He Came to Die. Alone?

My God, my God, why have you forsaken me? Why are you so far from saving me, so far from my cries of anguish? (Psalm 22:1, NIV)


Among the reasons for the incarnation of the Son of God in Jesus of Nazareth, surely the atonement is the pinnacle of His work in the first advent. Knowing that He came to die casts a shadow over the celebration of His birth. But it is His death and resurrection that is the foundation of our hope.

On the cross, Jesus quoted the first line of this psalm shortly before He laid down his life (Matthew 27:46–50). Some have read Jesus’s words as expressing His fear, or the reality, that He would be rejected by His Father. Because of the shared intimacy of the Father and Son, a rupture in that relationship in which the Father spurned His Son or, even worse, killed Him, is unthinkable. Jesus has no reason to fear that His loving, merciful, omnibenevolent Father will abandon Him, harm Him, or turn His face away. In the psalm, David explicitly affirms his confidence that God “has not hidden his face from him but has listened to his cry for help” (Psalm 22:24).

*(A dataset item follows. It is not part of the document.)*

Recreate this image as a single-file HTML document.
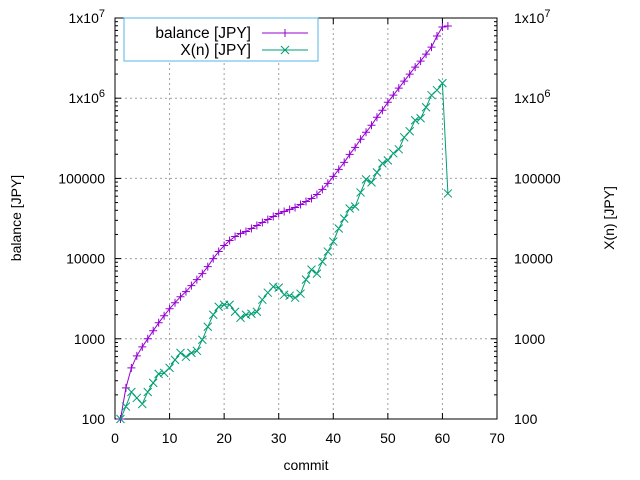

As Jesus died for the sins of the world, as the wages of all sin of all time were paid to Him in fulfillment of prophecy and the eternal plan of the triune God, He cried out to the only one who could deliver Him. Since this was how they had agreed to save the world, He died alone. The Father did not die with Him but the Father watched Him die alone. Jesus died alone.

The baby whose birth we celebrate at Christmas grew up to become the Lamb of God who takes away the sin of the world (John 1:29). He knows the challenges and struggles of life in this fallen world. He has been through what we go through, and He is returning to this world to make all things new. Together with the Father and the Spirit (see Revelation 21:3). And together with His beloved. Forever.